As firms increasingly grow their businesses and market on a cross-border basis, one will also need to focus on the cross-border application of regulatory change across the business as we move towards an increasing trend towards global principles applied at a local level.

Monica Gogna is a partner in the financial regulation and investment management team at Ropes & Gray LLP

Mifid II rule changes: Key dates

December 2014 – Mifid II: European Securities and Markets Association’s (Esma) final technical advice for delegated acts.

February 23 2015 – Vote of European Economic and Social Committee on money market fund regulation expected.

June 2015 – Mifid II: Esma to submit final regulatory technical standards to the European Commission.

July 2015 – Esma opinion due on whether to extend the Alternative Investment Fund Managers Directive (AIFMD) passport to non-European Union AIFMs and AIFs.

December 2015 – Mifid II: Esma to submit final implementing technical standards to the European Commission.

Start of 2016 – Packaged retail and insurance-based investment products: deadline for the delivery of technical standards.

March 18 2016 – Date by which member states must transpose Ucits V into national law.

June 2016 – Date by which the delegated acts under level two must be transposed by member states (24 months after Mifid II entered into force).

July 3 2016 – Member states to adopt and publish measures transposing the Mifid II directive into national law.

January 3 2017 – Mifid II officially comes into effect.

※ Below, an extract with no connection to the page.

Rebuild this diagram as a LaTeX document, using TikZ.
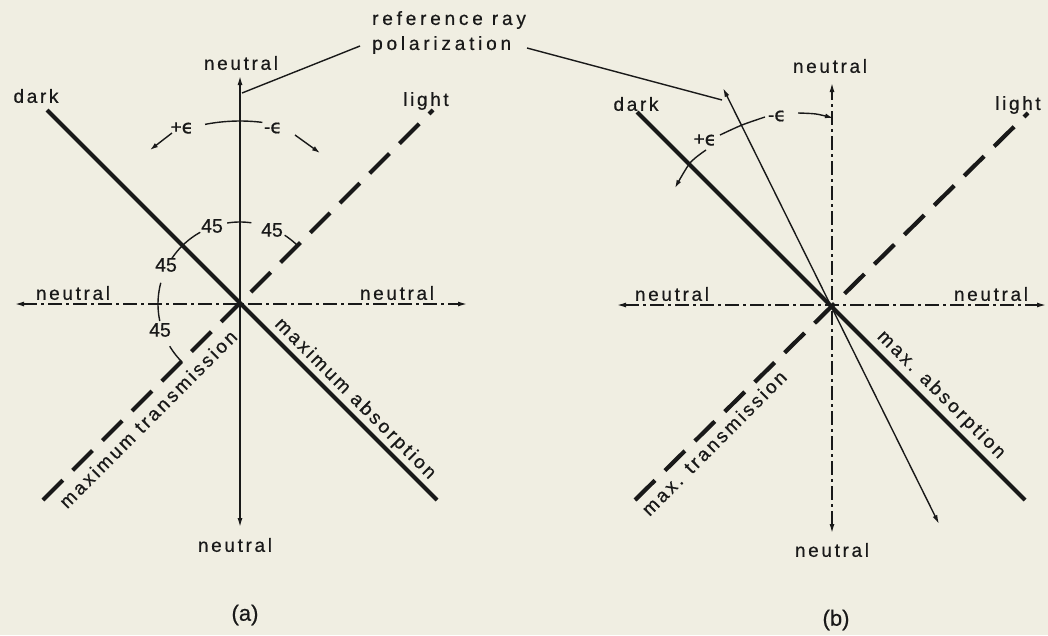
\documentclass[tikz,border=0pt]{standalone}
\usepackage{fontspec}
\setmainfont{Liberation Sans}[FakeBold=0.6]
\newfontfamily\lbl[LetterSpace=14,FakeBold=0.6]{Liberation Sans}
\newfontfamily\lblw[LetterSpace=20,FakeBold=0.6]{Liberation Sans}
\newfontfamily\grk[FakeBold=0.6]{DejaVu Sans}
\newcommand{\eps}{{\grk ϵ}}
\usetikzlibrary{arrows.meta}
\definecolor{paper}{RGB}{240,238,226}
\definecolor{ink}{RGB}{25,25,25}
\begin{document}
\begin{tikzpicture}[x=1pt,y=-1pt,
  lab/.style={font=\lbl\fontsize{19}{22}\selectfont, text=ink, inner sep=0pt},
  labw/.style={font=\lblw\fontsize{19}{22}\selectfont, text=ink, inner sep=0pt},
  num/.style={font=\fontsize{19.5}{22}\selectfont, text=ink, inner sep=0pt},
  capt/.style={font=\fontsize{22}{26}\selectfont, text=ink, inner sep=0pt},
  thinl/.style={draw=ink, line width=1.4pt},
  axisl/.style={draw=ink, line width=1.4pt, dash pattern=on 14pt off 4pt on 3pt off 4pt},
  darkl/.style={draw=ink, line width=4.2pt},
  lightl/.style={draw=ink, line width=4.2pt, dash pattern=on 28pt off 14pt},
  tip/.style={-{Latex[length=8pt,width=5pt]}},
  tips/.style={{Latex[length=9pt,width=5pt]}-{Latex[length=9pt,width=5pt]}},
]
\fill[paper] (0,0) rectangle (1048,635);
\useasboundingbox (0,0) rectangle (1048,635);

% ---------------- panel (a) ----------------
\coordinate (ca) at (240,304);
\coordinate (aTop) at (240,76);
\coordinate (aBot) at (240,527);
\coordinate (aLeft) at (15,304);
\coordinate (aRight) at (467,304);
\coordinate (aDarkA) at (47,110);
\coordinate (aDarkB) at (437,500);
\coordinate (aLightA) at (43,500);
\coordinate (aLightB) at (433,110);

\draw[thinl,tips] (aBot) -- (aTop);
\draw[axisl,tips] (aLeft) -- (aRight);
\draw[darkl] (aDarkA) -- (aDarkB);
\draw[lightl] (aLightA) -- (aLightB);

\node[lab] (aNtop) at (241,63) {neutral};
\node[lab] (aNbot) at (235,545) {neutral};
\node[lab] (aNleft) at (73,293) {neutral};
\node[lab] (aNright) at (397,293) {neutral};
\node[lab] (aDark) at (36,96) {dark};
\node[lab] (aLight) at (426,101) {light};

% epsilon arc
\draw[thinl] plot[domain=83:101,samples=20] ({240+183*cos(\x)},{304-183*sin(\x)});
\node[lab] (aPe) at (182,128) {+\eps};
\node[lab] (aMe) at (273,128) {-\eps};
\coordinate (aArL0) at (172,133);
\coordinate (aArL1) at (150,150);
\coordinate (aArR0) at (295,135);
\coordinate (aArR1) at (320,153);
\draw[thinl,tip] (aArL0) -- (aArL1);
\draw[thinl,tip] (aArR0) -- (aArR1);

% 45 degree arcs
\foreach \a/\b in {45/57, 82/99, 119/146, 165/192, 211/225}{
  \draw[thinl] plot[domain=\a:\b,samples=15] ({240+82*cos(\x)},{304-82*sin(\x)});
}
\node[num] (a45a) at (212,226) {45};
\node[num] (a45b) at (272,230) {45};
\node[num] (a45c) at (166,265) {45};
\node[num] (a45d) at (160,330) {45};

\node[lab,rotate=45] (aTrans) at (148,419) {maximum transmission};
\node[lab,rotate=-45] (aAbs) at (355,399) {maximum absorption};

% labels top
\node[labw,anchor=west] (ref1) at (372,20) {reference ray};
\node[labw,anchor=west] (ref2) at (372,45) {polarization};
\coordinate (lead1) at (242,93);
\coordinate (lead2) at (722,100);
\coordinate (lead1s) at (360,46);
\coordinate (lead2s) at (527,48);
\draw[thinl] (lead1s) -- (lead1);
\draw[thinl] (lead2s) -- (lead2);

\node[capt] (capA) at (245,615) {(a)};

% ---------------- panel (b) ----------------
\coordinate (cb) at (832,305);
\coordinate (bTop) at (832,83);
\coordinate (bBot) at (832,533);
\coordinate (bLeft) at (617,305);
\coordinate (bRight) at (1046,305);
\coordinate (bDarkA) at (637,112);
\coordinate (bDarkB) at (1025,500);
\coordinate (bLightA) at (635,500);
\coordinate (bLightB) at (1028,113);
\coordinate (bRayA) at (723,88);
\coordinate (bRayB) at (939,524);

\draw[axisl,tips] (bBot) -- (bTop);
\draw[axisl,tips] (bLeft) -- (bRight);
\draw[darkl] (bDarkA) -- (bDarkB);
\draw[lightl] (bLightA) -- (bLightB);
\draw[thinl,tips] (bRayB) -- (bRayA);

\node[lab] (bNtop) at (830,66) {neutral};
\node[lab] (bNbot) at (832,550) {neutral};
\node[lab] (bNleft) at (672,294) {neutral};
\node[lab] (bNright) at (991,294) {neutral};
\node[lab] (bDark) at (636,104) {dark};
\node[lab] (bLight) at (1018,105) {light};

\draw[thinl,tip] plot[smooth] coordinates {(798,113) (816,114) (833,118)};
\draw[thinl] plot[smooth] coordinates {(765,117) (742,125) (720,135)};
\draw[thinl,tip] plot[smooth] coordinates {(706,150) (690,163) (675,188)};
\node[lab] (bMe) at (777,116) {-\eps};
\node[lab] (bPe) at (705,140) {+\eps};

\node[lab,rotate=45] (bTrans) at (714,443) {max. transmission};
\node[lab,rotate=-45] (bAbs) at (941,395) {max. absorption};

\node[capt] (capB) at (836,620) {(b)};
\end{tikzpicture}
\end{document}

July 22 2017 – The European Commission will start a review on the application and the scope of the AIFMD.

FCA on Mifid II: Understanding the changes

Maggie Craig, acting head of savings and investments at the FCA, speaking at the FCA Mifid II Conference 2014:

“Implementing Mifid’s investor protection requirements should be about ensuring that both the standards of conduct and the organisation of firms reflect the interests of consumers and the duties owed to them.

“And, when it comes to more specific requirements – such as those on inducements, or sales of complex products – I think it will be important for firms to understand the drivers for change if they are to successfully implement them.

“Those firms that have been unhappy with the inducements standards that we have articulated since the RDR, for example, will need to keep in mind that standards are set to rise, not fall under Mifid, reflecting a desire for real and sustained change in this area.

“While large parts of the UK market have, in recent years, already seen their regulatory requirements rise, the new directive will still bring important changes – consolidating, codifying and broadening out what we expect of firms.”